▸ Goal of the exercise
Write out the whole listing, matching it exactly.

▸ Raw data
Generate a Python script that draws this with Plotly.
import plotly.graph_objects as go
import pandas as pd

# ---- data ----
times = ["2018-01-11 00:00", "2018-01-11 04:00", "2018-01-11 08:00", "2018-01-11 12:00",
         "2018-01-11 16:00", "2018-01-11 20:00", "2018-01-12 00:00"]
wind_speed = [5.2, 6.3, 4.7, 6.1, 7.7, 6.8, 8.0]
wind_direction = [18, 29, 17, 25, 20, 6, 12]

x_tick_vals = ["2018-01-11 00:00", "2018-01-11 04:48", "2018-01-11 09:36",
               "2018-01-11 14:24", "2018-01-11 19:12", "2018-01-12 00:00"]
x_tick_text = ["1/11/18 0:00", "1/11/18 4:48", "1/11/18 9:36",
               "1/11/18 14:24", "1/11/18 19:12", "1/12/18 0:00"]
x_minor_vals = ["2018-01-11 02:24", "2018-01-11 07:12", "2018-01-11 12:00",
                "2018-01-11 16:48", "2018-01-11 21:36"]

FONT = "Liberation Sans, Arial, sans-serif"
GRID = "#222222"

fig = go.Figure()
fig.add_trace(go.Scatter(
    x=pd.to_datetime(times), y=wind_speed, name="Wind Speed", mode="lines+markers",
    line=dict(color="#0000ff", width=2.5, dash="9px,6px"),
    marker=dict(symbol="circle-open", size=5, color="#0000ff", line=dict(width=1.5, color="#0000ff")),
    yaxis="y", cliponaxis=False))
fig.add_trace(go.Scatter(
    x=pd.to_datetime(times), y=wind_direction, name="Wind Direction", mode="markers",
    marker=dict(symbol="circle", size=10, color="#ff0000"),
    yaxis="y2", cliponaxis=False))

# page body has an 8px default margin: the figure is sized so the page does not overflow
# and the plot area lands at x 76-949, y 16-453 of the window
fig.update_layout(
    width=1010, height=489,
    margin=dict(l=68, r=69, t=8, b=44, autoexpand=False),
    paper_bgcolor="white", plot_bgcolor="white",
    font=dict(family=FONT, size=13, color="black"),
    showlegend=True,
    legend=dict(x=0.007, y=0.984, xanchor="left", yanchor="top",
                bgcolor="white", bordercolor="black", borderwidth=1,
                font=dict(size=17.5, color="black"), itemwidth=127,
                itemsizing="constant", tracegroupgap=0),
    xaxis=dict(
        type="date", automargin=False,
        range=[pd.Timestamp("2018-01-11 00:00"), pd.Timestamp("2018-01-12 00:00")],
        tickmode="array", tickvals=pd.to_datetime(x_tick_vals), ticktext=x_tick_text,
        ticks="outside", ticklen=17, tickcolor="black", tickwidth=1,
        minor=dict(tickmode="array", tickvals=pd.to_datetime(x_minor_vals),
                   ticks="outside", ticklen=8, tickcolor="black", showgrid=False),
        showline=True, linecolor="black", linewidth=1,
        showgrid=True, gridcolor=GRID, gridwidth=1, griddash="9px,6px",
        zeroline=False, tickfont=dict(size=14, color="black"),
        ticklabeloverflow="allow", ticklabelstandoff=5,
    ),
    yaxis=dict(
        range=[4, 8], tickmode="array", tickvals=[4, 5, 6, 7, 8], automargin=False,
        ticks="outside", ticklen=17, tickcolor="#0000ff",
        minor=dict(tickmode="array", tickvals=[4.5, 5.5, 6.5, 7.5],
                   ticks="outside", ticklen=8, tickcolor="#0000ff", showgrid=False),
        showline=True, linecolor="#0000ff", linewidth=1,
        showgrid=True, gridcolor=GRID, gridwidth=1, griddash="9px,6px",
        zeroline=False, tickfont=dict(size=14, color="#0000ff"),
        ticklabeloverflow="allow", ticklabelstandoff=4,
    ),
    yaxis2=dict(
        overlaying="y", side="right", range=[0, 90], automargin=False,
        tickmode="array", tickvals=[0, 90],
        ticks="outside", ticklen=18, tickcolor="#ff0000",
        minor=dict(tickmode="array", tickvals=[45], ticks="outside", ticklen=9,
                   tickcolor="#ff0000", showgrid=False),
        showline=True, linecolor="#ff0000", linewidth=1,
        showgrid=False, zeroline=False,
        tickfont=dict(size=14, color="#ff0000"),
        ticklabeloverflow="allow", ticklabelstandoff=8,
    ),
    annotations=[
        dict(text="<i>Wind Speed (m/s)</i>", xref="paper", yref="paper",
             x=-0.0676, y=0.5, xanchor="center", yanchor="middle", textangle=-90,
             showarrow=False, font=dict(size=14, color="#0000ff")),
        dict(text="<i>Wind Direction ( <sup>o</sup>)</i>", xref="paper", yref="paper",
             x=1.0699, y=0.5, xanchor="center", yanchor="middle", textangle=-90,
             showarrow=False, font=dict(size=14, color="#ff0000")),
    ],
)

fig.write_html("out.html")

▸ Task result
Generate a Python script that draws this with Plotly.
import plotly.graph_objects as go
import pandas as pd

# ---- data ----
times = ["2018-01-11 00:00", "2018-01-11 04:00", "2018-01-11 08:00", "2018-01-11 12:00",
         "2018-01-11 16:00", "2018-01-11 20:00", "2018-01-12 00:00"]
wind_speed = [5.2, 6.3, 4.7, 6.1, 7.7, 6.8, 8.0]
wind_direction = [18, 29, 17, 25, 20, 6, 12]

x_tick_vals = ["2018-01-11 00:00", "2018-01-11 04:48", "2018-01-11 09:36",
               "2018-01-11 14:24", "2018-01-11 19:12", "2018-01-12 00:00"]
x_tick_text = ["1/11/18 0:00", "1/11/18 4:48", "1/11/18 9:36",
               "1/11/18 14:24", "1/11/18 19:12", "1/12/18 0:00"]
x_minor_vals = ["2018-01-11 02:24", "2018-01-11 07:12", "2018-01-11 12:00",
                "2018-01-11 16:48", "2018-01-11 21:36"]

FONT = "Liberation Sans, Arial, sans-serif"
GRID = "#222222"

fig = go.Figure()
fig.add_trace(go.Scatter(
    x=pd.to_datetime(times), y=wind_speed, name="Wind Speed", mode="lines+markers",
    line=dict(color="#0000ff", width=2.5, dash="9px,6px"),
    marker=dict(symbol="circle-open", size=5, color="#0000ff", line=dict(width=1.5, color="#0000ff")),
    yaxis="y", cliponaxis=False))
fig.add_trace(go.Scatter(
    x=pd.to_datetime(times), y=wind_direction, name="Wind Direction", mode="markers",
    marker=dict(symbol="circle", size=10, color="#ff0000"),
    yaxis="y2", cliponaxis=False))

# page body has an 8px default margin: the figure is sized so the page does not overflow
# and the plot area lands at x 76-949, y 16-453 of the window
fig.update_layout(
    width=1010, height=489,
    margin=dict(l=68, r=69, t=8, b=44, autoexpand=False),
    paper_bgcolor="white", plot_bgcolor="white",
    font=dict(family=FONT, size=13, color="black"),
    showlegend=True,
    legend=dict(x=0.007, y=0.984, xanchor="left", yanchor="top",
                bgcolor="white", bordercolor="black", borderwidth=1,
                font=dict(size=17.5, color="black"), itemwidth=127,
                itemsizing="constant", tracegroupgap=0),
    xaxis=dict(
        type="date", automargin=False,
        range=[pd.Timestamp("2018-01-11 00:00"), pd.Timestamp("2018-01-12 00:00")],
        tickmode="array", tickvals=pd.to_datetime(x_tick_vals), ticktext=x_tick_text,
        ticks="outside", ticklen=17, tickcolor="black", tickwidth=1,
        minor=dict(tickmode="array", tickvals=pd.to_datetime(x_minor_vals),
                   ticks="outside", ticklen=8, tickcolor="black", showgrid=False),
        showline=True, linecolor="black", linewidth=1,
        showgrid=True, gridcolor=GRID, gridwidth=1, griddash="9px,6px",
        zeroline=False, tickfont=dict(size=14, color="black"),
        ticklabeloverflow="allow", ticklabelstandoff=5,
    ),
    yaxis=dict(
        range=[4, 8], tickmode="array", tickvals=[4, 5, 6, 7, 8], automargin=False,
        ticks="outside", ticklen=17, tickcolor="#0000ff",
        minor=dict(tickmode="array", tickvals=[4.5, 5.5, 6.5, 7.5],
                   ticks="outside", ticklen=8, tickcolor="#0000ff", showgrid=False),
        showline=True, linecolor="#0000ff", linewidth=1,
        showgrid=True, gridcolor=GRID, gridwidth=1, griddash="9px,6px",
        zeroline=False, tickfont=dict(size=14, color="#0000ff"),
        ticklabeloverflow="allow", ticklabelstandoff=4,
    ),
    yaxis2=dict(
        overlaying="y", side="right", range=[0, 90], automargin=False,
        tickmode="array", tickvals=[0, 90],
        ticks="outside", ticklen=18, tickcolor="#ff0000",
        minor=dict(tickmode="array", tickvals=[45], ticks="outside", ticklen=9,
                   tickcolor="#ff0000", showgrid=False),
        showline=True, linecolor="#ff0000", linewidth=1,
        showgrid=False, zeroline=False,
        tickfont=dict(size=14, color="#ff0000"),
        ticklabeloverflow="allow", ticklabelstandoff=8,
    ),
    annotations=[
        dict(text="<i>Wind Speed (m/s)</i>", xref="paper", yref="paper",
             x=-0.0676, y=0.5, xanchor="center", yanchor="middle", textangle=-90,
             showarrow=False, font=dict(size=14, color="#0000ff")),
        dict(text="<i>Wind Direction ( <sup>o</sup>)</i>", xref="paper", yref="paper",
             x=1.0699, y=0.5, xanchor="center", yanchor="middle", textangle=-90,
             showarrow=False, font=dict(size=14, color="#ff0000")),
    ],
)

fig.write_html("out.html")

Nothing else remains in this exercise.